Man kann aber auch ein anderes Ziel als den Sieg verfolgen im virtuellen Raum. Ich rede jetzt nicht von Freundschaften oder gar Liebe. Dieses Thema will ich hier lieber nicht anrühren, denn das ist jedem seine Sache.
Nein, was mich am Netz am meisten fasziniert, ist die Idee des zweiten Gedächntis'. Gerade hier im Forum ist die Idee greifbar, aber nur für die, die sich die Mühe machen, die Vernetzung der Themen, den verknüpften roten Fäden nachzuspüren. UNd auch selbst mal einen Knoten zu knüpfen, einen Link zu schaffen, entweder im wahren (technischen) Sinn des Wortes oder nur in einer Re-Formulierung schon Gesagtens, wo die Verknüpfung dann durch Variation und Redundanz entsteht.

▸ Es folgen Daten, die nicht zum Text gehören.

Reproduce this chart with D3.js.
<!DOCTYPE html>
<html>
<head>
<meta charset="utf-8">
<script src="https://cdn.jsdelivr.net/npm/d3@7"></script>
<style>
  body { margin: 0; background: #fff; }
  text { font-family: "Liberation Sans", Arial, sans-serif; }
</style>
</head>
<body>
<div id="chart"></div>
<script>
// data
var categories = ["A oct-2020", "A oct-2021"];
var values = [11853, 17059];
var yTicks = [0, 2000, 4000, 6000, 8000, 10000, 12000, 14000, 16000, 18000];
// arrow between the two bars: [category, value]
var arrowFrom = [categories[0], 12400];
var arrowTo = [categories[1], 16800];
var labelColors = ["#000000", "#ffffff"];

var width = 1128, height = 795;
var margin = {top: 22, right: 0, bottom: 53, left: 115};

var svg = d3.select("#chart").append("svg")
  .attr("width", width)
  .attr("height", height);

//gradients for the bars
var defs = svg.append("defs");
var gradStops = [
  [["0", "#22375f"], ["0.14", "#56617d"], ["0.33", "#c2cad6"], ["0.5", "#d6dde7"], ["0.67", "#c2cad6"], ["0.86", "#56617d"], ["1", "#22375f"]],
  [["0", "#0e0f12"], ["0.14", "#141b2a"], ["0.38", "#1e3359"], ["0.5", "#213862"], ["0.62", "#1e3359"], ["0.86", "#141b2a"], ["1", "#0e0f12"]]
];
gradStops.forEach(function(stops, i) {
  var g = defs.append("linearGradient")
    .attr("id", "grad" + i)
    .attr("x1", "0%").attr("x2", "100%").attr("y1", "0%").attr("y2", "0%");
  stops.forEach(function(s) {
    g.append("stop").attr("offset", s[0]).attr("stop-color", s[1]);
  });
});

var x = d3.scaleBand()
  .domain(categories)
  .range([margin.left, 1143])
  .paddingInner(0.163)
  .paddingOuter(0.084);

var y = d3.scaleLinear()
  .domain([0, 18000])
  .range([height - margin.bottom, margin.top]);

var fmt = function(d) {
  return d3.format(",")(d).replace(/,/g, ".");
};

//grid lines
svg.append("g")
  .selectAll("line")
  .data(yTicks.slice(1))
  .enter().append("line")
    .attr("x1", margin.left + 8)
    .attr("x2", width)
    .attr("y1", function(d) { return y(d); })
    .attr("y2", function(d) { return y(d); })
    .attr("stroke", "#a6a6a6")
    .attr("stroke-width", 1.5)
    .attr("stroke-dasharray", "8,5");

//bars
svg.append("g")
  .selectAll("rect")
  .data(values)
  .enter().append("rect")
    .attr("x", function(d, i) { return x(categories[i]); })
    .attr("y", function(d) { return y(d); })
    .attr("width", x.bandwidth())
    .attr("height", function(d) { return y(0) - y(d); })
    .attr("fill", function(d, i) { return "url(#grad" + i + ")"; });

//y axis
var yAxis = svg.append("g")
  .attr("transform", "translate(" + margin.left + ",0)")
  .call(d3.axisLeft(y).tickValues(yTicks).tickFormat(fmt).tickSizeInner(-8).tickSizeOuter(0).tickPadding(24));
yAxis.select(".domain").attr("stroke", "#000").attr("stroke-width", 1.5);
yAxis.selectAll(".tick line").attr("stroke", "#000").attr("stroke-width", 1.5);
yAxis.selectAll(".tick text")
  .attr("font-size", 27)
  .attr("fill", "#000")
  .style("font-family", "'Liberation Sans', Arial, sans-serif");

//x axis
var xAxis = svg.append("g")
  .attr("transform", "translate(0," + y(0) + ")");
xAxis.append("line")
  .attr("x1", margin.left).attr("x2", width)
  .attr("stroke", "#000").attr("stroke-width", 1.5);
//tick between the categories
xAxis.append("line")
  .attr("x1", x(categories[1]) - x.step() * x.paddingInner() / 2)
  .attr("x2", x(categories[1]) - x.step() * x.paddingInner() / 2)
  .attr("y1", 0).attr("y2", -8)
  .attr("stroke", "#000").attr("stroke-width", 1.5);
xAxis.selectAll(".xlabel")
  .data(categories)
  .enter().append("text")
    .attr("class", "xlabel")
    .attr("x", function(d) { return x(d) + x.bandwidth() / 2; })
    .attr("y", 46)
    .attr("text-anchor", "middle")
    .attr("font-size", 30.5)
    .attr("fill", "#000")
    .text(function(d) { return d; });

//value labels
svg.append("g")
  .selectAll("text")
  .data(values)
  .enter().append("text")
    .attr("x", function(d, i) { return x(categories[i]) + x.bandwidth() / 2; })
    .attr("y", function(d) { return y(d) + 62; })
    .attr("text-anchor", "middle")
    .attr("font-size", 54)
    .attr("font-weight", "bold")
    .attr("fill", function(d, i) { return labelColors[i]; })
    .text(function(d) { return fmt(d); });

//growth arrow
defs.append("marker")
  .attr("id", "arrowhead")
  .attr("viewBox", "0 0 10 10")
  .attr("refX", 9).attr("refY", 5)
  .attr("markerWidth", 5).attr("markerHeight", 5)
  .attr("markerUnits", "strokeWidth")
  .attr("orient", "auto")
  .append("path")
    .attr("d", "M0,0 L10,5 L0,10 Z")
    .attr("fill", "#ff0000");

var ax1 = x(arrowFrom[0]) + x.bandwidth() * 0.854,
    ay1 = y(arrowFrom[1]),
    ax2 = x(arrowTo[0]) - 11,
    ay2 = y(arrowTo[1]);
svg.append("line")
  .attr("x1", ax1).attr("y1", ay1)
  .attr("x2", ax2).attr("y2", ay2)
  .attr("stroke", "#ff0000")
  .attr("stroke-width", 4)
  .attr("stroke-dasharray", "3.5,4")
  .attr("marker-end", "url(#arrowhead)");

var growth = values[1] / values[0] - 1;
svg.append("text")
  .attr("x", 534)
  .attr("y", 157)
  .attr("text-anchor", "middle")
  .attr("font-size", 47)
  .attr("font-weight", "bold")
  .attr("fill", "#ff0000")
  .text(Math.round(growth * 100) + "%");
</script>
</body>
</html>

Für diese Verknüpfung muss man vielleicht sogar vom Ziel des Sieges ein Stück abrücken und den virtuellen Raum als Form an sich, als Struktur wahrzunehmen (nicht als Aufsummierung grüner und roter Kärtchen). Wer die vernetzte Struktur auch in sein Denken übernimmt hat am meisten vom Internet!
In dem Sinne hat das Vernetzte ein viel höhers Potenzial als die darin verborgenen Wahrheiten, die keine sind. Das Netz kann eine höhere Wahrheit bekommen, eine gewisse Energie.
Mam kann eine Menge hineinbuttern ins Netz. In Form von Liebe wird man es kaum zurückbekommen.
Aber vielleicht in Form dieser Energie?!